If the decisions survive dismissal motions, the seven cases will likely move into discovery – the pre-trial process when both sides can request evidence to help strengthen their cases.
A lawsuit in Massachusetts has already defeated the companies’ motions to dismiss and is already in discovery; a trial is set to take place sometime after the process concludes in July 2024. In a case brought by the city and county of Honolulu, Hawaii, a limited version of the discovery process has also begun.
Todd Spitler, an ExxonMobil spokesperson, said his company will “continue to fight these suits, which are a waste of time.” A spokesperson for the lobbying group American Petroleum Institute, which is a defendant in some of the suits, said the industry has substantially cut emissions over the past two decades.

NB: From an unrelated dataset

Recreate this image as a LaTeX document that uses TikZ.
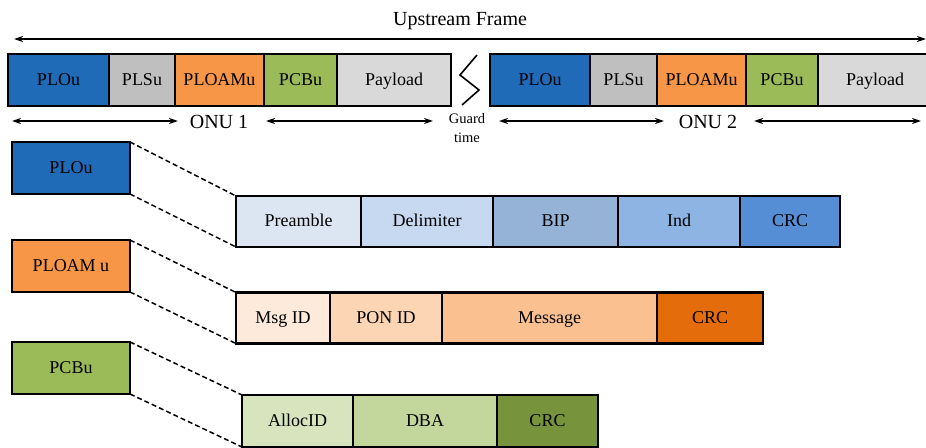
\documentclass[tikz,border=0pt]{standalone}
\usepackage{fontspec}
\setmainfont{Liberation Serif}
\usetikzlibrary{arrows.meta}

\definecolor{ploblue}{RGB}{31,107,183}
\definecolor{plsgray}{RGB}{191,191,191}
\definecolor{ploamor}{RGB}{247,150,70}
\definecolor{pcbgreen}{RGB}{155,187,89}
\definecolor{paygray}{RGB}{217,217,217}
\definecolor{bluea}{RGB}{220,230,242}
\definecolor{blueb}{RGB}{198,217,241}
\definecolor{bluec}{RGB}{149,179,215}
\definecolor{blued}{RGB}{141,180,226}
\definecolor{bluee}{RGB}{85,142,213}
\definecolor{ora}{RGB}{253,234,218}
\definecolor{orb}{RGB}{252,213,181}
\definecolor{orc}{RGB}{250,192,144}
\definecolor{ord}{RGB}{228,108,10}
\definecolor{gra}{RGB}{215,228,189}
\definecolor{grb}{RGB}{195,214,155}
\definecolor{grc}{RGB}{119,147,60}

\tikzset{
  seg/.style={draw, line width=2.2pt, inner sep=0pt, outer sep=0pt,
    anchor=west, minimum height=52pt, text height=11pt, text depth=1pt,
    font=\fontsize{18}{21}\selectfont},
  sidebox/.style={draw, line width=2.2pt, inner sep=0pt, outer sep=0pt,
    minimum width=118pt, minimum height=52pt, text height=11pt, text depth=1pt,
    font=\fontsize{18}{21}\selectfont},
  dimarrow/.style={line width=1.6pt, {Stealth[length=9pt,width=6pt]}-{Stealth[length=9pt,width=6pt]}},
  zoomline/.style={line width=1.5pt, dash pattern=on 5pt off 3pt},
  lbl/.style={font=\fontsize{20}{24}\selectfont, inner sep=0pt}
}

\begin{document}
\begin{tikzpicture}[x=1pt,y=-1pt]
\useasboundingbox (0,0) rectangle (926,447);

% overall frame arrow
\node[lbl] (title) at (460,21) {Upstream Frame};
\coordinate (fl) at (14,39);
\coordinate (fr) at (926,39);
\draw[dimarrow] (fl) -- (fr);

% ONU 1 burst
\node[seg, fill=ploblue, minimum width=101pt] (a1) at (8,80) {PLOu};
\node[seg, fill=plsgray, minimum width=66pt] (a2) at (a1.east) {PLSu};
\node[seg, fill=ploamor, minimum width=89pt] (a3) at (a2.east) {PLOAMu};
\node[seg, fill=pcbgreen, minimum width=73pt] (a4) at (a3.east) {PCBu};
\node[seg, fill=paygray, minimum width=114pt] (a5) at (a4.east) {Payload};

% ONU 2 burst
\node[seg, fill=ploblue, minimum width=100pt] (b1) at (490,80) {PLOu};
\node[seg, fill=plsgray, minimum width=67pt] (b2) at (b1.east) {PLSu};
\node[seg, fill=ploamor, minimum width=89pt] (b3) at (b2.east) {PLOAMu};
\node[seg, fill=pcbgreen, minimum width=72pt] (b4) at (b3.east) {PCBu};
\node[seg, fill=paygray, minimum width=114pt] (b5) at (b4.east) {Payload};

% guard time break mark
\coordinate (g1) at (477,55);
\coordinate (g2) at (460,75);
\coordinate (g3) at (479,90);
\coordinate (g4) at (462,105);
\draw[line width=1.6pt] (g1) -- (g2) -- (g3) -- (g4);
\node[font=\fontsize{14.5}{18.5}\selectfont, align=center, inner sep=0pt] (guard) at (467,128) {Guard\\time};

% ONU extent arrows
\node[lbl] (onu1) at (219,122) {ONU 1};
\coordinate (o1a) at (12,121);
\coordinate (o1b) at (178,121);
\coordinate (o1c) at (266,121);
\coordinate (o1d) at (433,121);
\draw[dimarrow] (o1a) -- (o1b);
\draw[dimarrow] (o1c) -- (o1d);

\node[lbl] (onu2) at (708,122) {ONU 2};
\coordinate (o2a) at (499,121);
\coordinate (o2b) at (664,121);
\coordinate (o2c) at (754,121);
\coordinate (o2d) at (921,121);
\draw[dimarrow] (o2a) -- (o2b);
\draw[dimarrow] (o2c) -- (o2d);

% field blocks on the left
\node[sidebox, fill=ploblue] (plo) at (71,168) {PLOu};
\node[sidebox, fill=ploamor] (ploam) at (71,266) {PLOAM u};
\node[sidebox, fill=pcbgreen] (pcb) at (71,368) {PCBu};

% PLOu structure
\node[seg, fill=bluea, minimum width=125pt, minimum height=51pt] (p1) at (236,221.5) {Preamble};
\node[seg, fill=blueb, minimum width=132pt, minimum height=51pt] (p2) at (p1.east) {Delimiter};
\node[seg, fill=bluec, minimum width=125pt, minimum height=51pt] (p3) at (p2.east) {BIP};
\node[seg, fill=blued, minimum width=122pt, minimum height=51pt] (p4) at (p3.east) {Ind};
\node[seg, fill=bluee, minimum width=100pt, minimum height=51pt] (p5) at (p4.east) {CRC};

% PLOAMu structure
\node[seg, fill=ora, minimum width=94pt, minimum height=51pt] (m1) at (236,318) {Msg ID};
\node[seg, fill=orb, minimum width=112pt, minimum height=51pt] (m2) at (m1.east) {PON ID};
\node[seg, fill=orc, minimum width=215pt, minimum height=51pt] (m3) at (m2.east) {Message};
\node[seg, fill=ord, minimum width=106pt, minimum height=51pt] (m4) at (m3.east) {CRC};

% PCBu structure
\node[seg, fill=gra, minimum width=111pt] (c1) at (242,421) {AllocID};
\node[seg, fill=grb, minimum width=144pt] (c2) at (c1.east) {DBA};
\node[seg, fill=grc, minimum width=101pt] (c3) at (c2.east) {CRC};

% expansion lines
\draw[zoomline] (plo.north east) -- (p1.north west);
\draw[zoomline] (plo.south east) -- (p1.south west);
\draw[zoomline] (ploam.north east) -- (m1.north west);
\draw[zoomline] (ploam.south east) -- (m1.south west);
\draw[zoomline] (pcb.north east) -- (c1.north west);
\draw[zoomline] (pcb.south east) -- (c1.south west);
\end{tikzpicture}
\end{document}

Experts say that because companies are still expanding fossil fuels, their actions don’t come close to heeding the warnings of top scientists.
There is already abundant evidence of the fossil fuel sector’s history of misinformation, thanks to reporting, research and congressional investigations. That means lawyers can be highly targeted in the discovery process, potentially providing fodder for future litigation, Muffett said.
New approaches
Each of the two dozen disinformation cases are based on some combination of four different legal theories: tort law, product liability, consumer protection – and, most recently, racketeering.
In late April, lawyers for the city of Hoboken amended a 2020 complaint to allege that the defendants violated New Jersey’s racketeering laws by conspiring to sow doubt about climate change.
It marked the first-ever state-level lawsuit of its kind, following one last year in which 16 Puerto Rico cities brought federal racketeering charges, originally used to bring down criminal enterprises like the mafia, against big oil.
A lone lodgepole pine stands in an area logged after an infestation of the mountain pine beetle killed most of the trees in the stand in Beaverhead-Deerlodge National Forest in 2019. Photograph: Chip Somodevilla/Getty Images
Unlike some previous cases, Hoboken’s amended lawsuit focuses not only on past misinformation, but also on contemporary greenwashing – something that could feature prominently in future cases.
Coming litigation might also target financial institutions like banks and asset managers that back fossil fuel expansion, as well as companies involved in the production of energy, food and plastics – strategies already seen in other countries.
Strides in scientific attempts to attribute particular climate disasters to specific actors could open the door to new litigation, said Merner. Groundbreaking research last month quantified the amount of annual climate reparations top fossil fuel companies owe to frontline communities, while a Union of Concerned Scientists study released the same week attributed an amount of acreage burned by forest fires to top emitters.
A study last month examined litigation against fossil fuel majors and found that the filing of a new case or a court decision against a corporation took a slight toll on their finances. Novel developments – including a groundbreaking 2021 Netherlands court ruling ordering Shell to substantially slash its carbon emissions, and an unprecedented transnational claim filed in 2012 by a Peruvian farmer against a German energy company – yielded bigger blows.
Sankar, of Earthjustice, said he expects to see new forms of climate litigation in future years. “As the impact on states and localities increases, they are increasingly going to be looking for ways in which their state and local laws protect them,” he said.